To do:
Retype only what runs from the first line of the records to the line with "Arial, Helvetica, sans-serif';", inclusive, and no pictures.
━━━ Material provided
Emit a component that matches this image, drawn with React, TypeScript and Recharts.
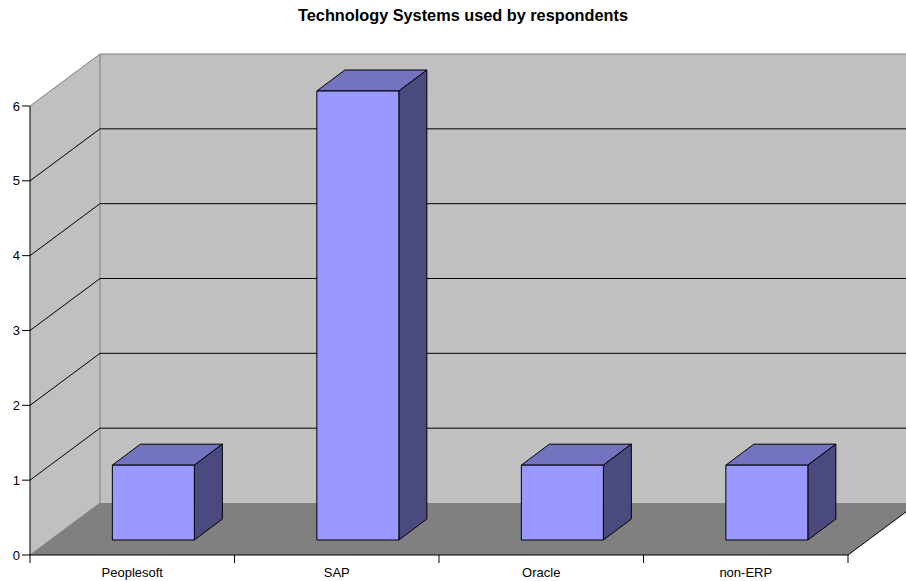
import { BarChart, Bar, XAxis, YAxis, CartesianGrid } from "recharts";

const systems = ["Peoplesoft", "SAP", "Oracle", "non-ERP"];
const respondents = [1, 6, 1, 1];
const yTicks = [0, 1, 2, 3, 4, 5, 6];

const data = systems.map((name, i) => ({ name, value: respondents[i] }));

const FONT = '"Liberation Sans", Arial, Helvetica, sans-serif';

// oblique depth of the 3d box (back wall offset)
const DEPTH_X = 70;
const DEPTH_Y = 52;
// where the column sits inside that depth
const FRONT_X = 21;
const FRONT_Y = 15;
const BOX_X = 28;
const BOX_Y = 21;

const WALL = "#c0c0c0";
const FLOOR = "#808080";
const EDGE = "#808080";

const plotEdges = (p: any) => {
  const top = p.y != null ? p.y : 106;
  const bottom = p.y != null && p.height != null ? p.y + p.height : 555;
  return { top, bottom };
};

// walls + floor, drawn once from the zero grid line
const Walls = (p: any) => {
  const { x1, x2, y1, index } = p;
  const { top, bottom } = plotEdges(p);
  if (Math.abs(y1 - bottom) > 1) return <g key={`w-${index}`} />;
  const bx1 = x1 + DEPTH_X;
  const bx2 = x2 + DEPTH_X;
  const bTop = top - DEPTH_Y;
  const bBot = bottom - DEPTH_Y;
  return (
    <g key={`w-${index}`}>
      <polygon
        points={`${x1},${top} ${bx1},${bTop} ${bx1},${bBot} ${x1},${bottom}`}
        fill={WALL}
      />
      <rect x={bx1} y={bTop} width={bx2 - bx1} height={bBot - bTop} fill={WALL} />
      <polygon
        points={`${x1},${bottom} ${x2},${bottom} ${bx2},${bBot} ${bx1},${bBot}`}
        fill={FLOOR}
      />
      <polyline
        points={`${x1},${top} ${bx1},${bTop} ${bx2},${bTop}`}
        fill="none"
        stroke={EDGE}
      />
      <line x1={bx1} y1={bTop} x2={bx1} y2={bBot} stroke={EDGE} />
      <line x1={x1} y1={bottom} x2={bx1} y2={bBot} stroke={EDGE} />
      <line x1={x2} y1={bottom} x2={bx2} y2={bBot} stroke="#000" />
    </g>
  );
};

const GridLine = (p: any) => {
  const { x1, x2, y1, index } = p;
  const { top, bottom } = plotEdges(p);
  if (Math.abs(y1 - bottom) < 1 || Math.abs(y1 - top) < 1)
    return <g key={`g-${index}`} />;
  const by = y1 - DEPTH_Y;
  return (
    <g key={`g-${index}`} stroke="#000" strokeWidth={1}>
      <line x1={x1} y1={y1} x2={x1 + DEPTH_X} y2={by} />
      <line x1={x1 + DEPTH_X} y1={by} x2={x2 + DEPTH_X} y2={by} />
    </g>
  );
};

const Box = (p: any) => {
  const { x, y, width, height } = p;
  const fx = x + FRONT_X;
  const fy = y - FRONT_Y;
  return (
    <g stroke="#000" strokeWidth={1} strokeLinejoin="round">
      <polygon
        points={`${fx},${fy} ${fx + width},${fy} ${fx + width + BOX_X},${fy - BOX_Y} ${fx + BOX_X},${fy - BOX_Y}`}
        fill="#7373bf"
      />
      <polygon
        points={`${fx + width},${fy} ${fx + width + BOX_X},${fy - BOX_Y} ${fx + width + BOX_X},${fy + height - BOX_Y} ${fx + width},${fy + height}`}
        fill="#4b4a7e"
      />
      <rect x={fx} y={fy} width={width} height={height} fill="#9999ff" />
    </g>
  );
};

// category label in the middle, tick marks on the band edges
const CategoryTick = (p: any) => {
  const { x, y, payload, index, visibleTicksCount } = p;
  const half = payload && payload.offset ? payload.offset : 818 / 8;
  const axisY = y - 13;
  return (
    <g>
      <line x1={x - half} y1={axisY} x2={x - half} y2={axisY + 8} stroke="#000" />
      {index === visibleTicksCount - 1 && (
        <line x1={x + half} y1={axisY} x2={x + half} y2={axisY + 8} stroke="#000" />
      )}
      <text
        x={x}
        y={y}
        dy="0.71em"
        textAnchor="middle"
        fontSize={13}
        fontFamily={FONT}
        fill="#000"
      >
        {payload.value}
      </text>
    </g>
  );
};

export default function App() {
  return (
    <div
      style={{
        position: "absolute",
        left: 0,
        top: 0,
        width: 906,
        height: 581,
        overflow: "hidden",
        background: "#fff",
      }}
    >
      <div
        style={{
          position: "absolute",
          top: 6,
          left: 0,
          width: 926,
          textAlign: "center",
          fontFamily: FONT,
          fontWeight: "bold",
          fontSize: 16.3,
          color: "#000",
        }}
      >
        Technology Systems used by respondents
      </div>
      <BarChart
        width={906}
        height={581}
        data={data}
        margin={{ top: 106, right: 58, bottom: 0, left: 5 }}
        barCategoryGap="30%"
      >
        <CartesianGrid horizontal={Walls} vertical={false} />
        <CartesianGrid horizontal={GridLine} vertical={false} />
        <XAxis
          dataKey="name"
          height={26}
          axisLine={{ stroke: "#000" }}
          tickLine={false}
          tickSize={8}
          tickMargin={5}
          interval={0}
          tick={CategoryTick}
        />
        <YAxis
          width={25}
          domain={[0, 6]}
          ticks={yTicks}
          interval={0}
          axisLine={{ stroke: "#000" }}
          tickLine={{ stroke: "#000" }}
          tickSize={8}
          tickMargin={2}
          tick={{ fontSize: 13, fill: "#000", fontFamily: FONT }}
        />
        <Bar dataKey="value" shape={Box} isAnimationActive={false} />
      </BarChart>
    </div>
  );
}
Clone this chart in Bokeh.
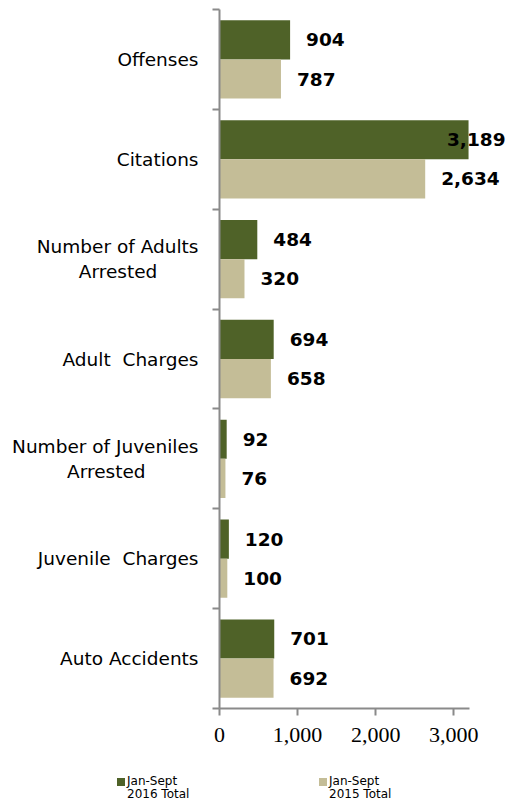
from bokeh.plotting import figure
from bokeh.layouts import column
from bokeh.models import (Range1d, FixedTicker, ColumnDataSource, NumeralTickFormatter, Div)
from bokeh.core.properties import value
from bokeh.embed import file_html
from bokeh.resources import INLINE

NB = "\u00a0"
categories = ["Offenses", "Citations", "Number of Adults\nArrested" + NB * 7,
              "Adult " + NB + "Charges", "Number of Juveniles\nArrested" + NB * 9,
              "Juvenile " + NB + "Charges", "Auto Accidents"]
total_2016 = [904, 3189, 484, 694, 92, 120, 701]
total_2015 = [787, 2634, 320, 658, 76, 100, 692]
x_ticks = [0, 1000, 2000, 3000]
series_labels = [("Jan-Sept", "2016 Total"), ("Jan-Sept", "2015 Total")]

DARK = "#4f6228"
LIGHT = "#c4bd97"
AXIS = "#8a8a8a"
AXIS_END = 3200

LEFT = 219
FRAME_TOP = 9
FRAME_W = 287
FRAME_H = 699
BOTTOM = 58
XMAX = 3675

n = len(categories)
centers = [i + 0.5 for i in range(n)]
bar_h = 0.392
off = bar_h / 2

p = figure(frame_width=FRAME_W, frame_height=FRAME_H, output_backend="svg",
           toolbar_location=None,
           x_range=Range1d(0, XMAX), y_range=Range1d(n, 0),
           min_border_left=LEFT, min_border_right=0, min_border_top=FRAME_TOP,
           min_border_bottom=BOTTOM)
p.outline_line_color = None
p.grid.visible = False


def label_cols(vals):
    xs, al, xo = [], [], []
    for v in vals:
        if v > AXIS_END - 200:
            xs.append(XMAX); al.append("right"); xo.append(-1)
        else:
            xs.append(v); al.append("left"); xo.append(16)
    return xs, al, xo


x16, a16, o16 = label_cols(total_2016)
x15, a15, o15 = label_cols(total_2015)

src16 = ColumnDataSource(dict(y=[c - off for c in centers], v=total_2016,
                              lx=x16, la=a16, lo=o16,
                              t=[f"{v:,}" for v in total_2016]))
src15 = ColumnDataSource(dict(y=[c + off for c in centers], v=total_2015,
                              lx=x15, la=a15, lo=o15,
                              t=[f"{v:,}" for v in total_2015]))

p.hbar(y="y", right="v", left=0, height=bar_h, source=src16,
       fill_color=DARK, line_color=None)
p.hbar(y="y", right="v", left=0, height=bar_h, source=src15,
       fill_color=LIGHT, line_color=None)

for src in (src16, src15):
    p.text(x="lx", y="y", text="t", source=src, x_offset="lo", text_align="la",
           text_baseline="middle", text_font=value("DejaVu Sans"),
           text_font_style="bold", text_font_size="18.5px", text_color="black")

# y axis
ya = p.yaxis[0]
ya.ticker = FixedTicker(ticks=centers, minor_ticks=list(range(n + 1)))
ya.major_label_overrides = {c: cat for c, cat in zip(centers, categories)}
ya.major_tick_out = 0
ya.major_tick_in = 0
ya.minor_tick_out = 7
ya.minor_tick_in = 0
ya.minor_tick_line_color = AXIS
ya.minor_tick_line_width = 2
ya.axis_line_color = AXIS
ya.axis_line_width = 2
ya.major_label_standoff = 14
ya.major_label_text_font = "DejaVu Sans"
ya.major_label_text_font_size = "18.5px"
ya.major_label_text_color = "black"

# x axis
xa = p.xaxis[0]
xa.ticker = FixedTicker(ticks=x_ticks)
xa.bounds = (0, AXIS_END)
xa.formatter = NumeralTickFormatter(format="0,0")
xa.major_tick_out = 7
xa.major_tick_in = 0
xa.minor_tick_line_color = None
xa.major_tick_line_color = AXIS
xa.major_tick_line_width = 2
xa.axis_line_color = AXIS
xa.axis_line_width = 2
xa.major_label_standoff = 12
xa.major_label_text_font = "Liberation Serif"
xa.major_label_text_font_size = "22px"
xa.major_label_text_color = "black"

# legend strip below the chart
item_left = [117, 319]
colors = [DARK, LIGHT]
items_html = ""
for (l1, l2), c, xl in zip(series_labels, colors, item_left):
    items_html += (
        f'<div style="position:absolute;left:{xl}px;top:9px;white-space:nowrap;">'
        f'<span style="display:inline-block;width:8px;height:8px;background:{c};'
        f'vertical-align:top;margin-top:3px;"></span>'
        f'<span style="display:inline-block;margin-left:2px;">{l1}<br>{l2}</span></div>'
    )
legend_div = Div(
    text=(f'<div style="position:relative;width:{LEFT + FRAME_W}px;height:34px;'
          f'font-family:\'DejaVu Sans\';font-size:12px;line-height:13px;color:black;">'
          f'{items_html}</div>'),
    width=LEFT + FRAME_W, height=34, margin=0)

open("out.html", "w").write(file_html(column(p, legend_div, spacing=0), INLINE))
━━━━━━
Answer for the task:
Emit a component that matches this image, drawn with React, TypeScript and Recharts.
import { BarChart, Bar, XAxis, YAxis, CartesianGrid } from "recharts";

const systems = ["Peoplesoft", "SAP", "Oracle", "non-ERP"];
const respondents = [1, 6, 1, 1];
const yTicks = [0, 1, 2, 3, 4, 5, 6];

const data = systems.map((name, i) => ({ name, value: respondents[i] }));

const FONT = '"Liberation Sans", Arial, Helvetica, sans-serif';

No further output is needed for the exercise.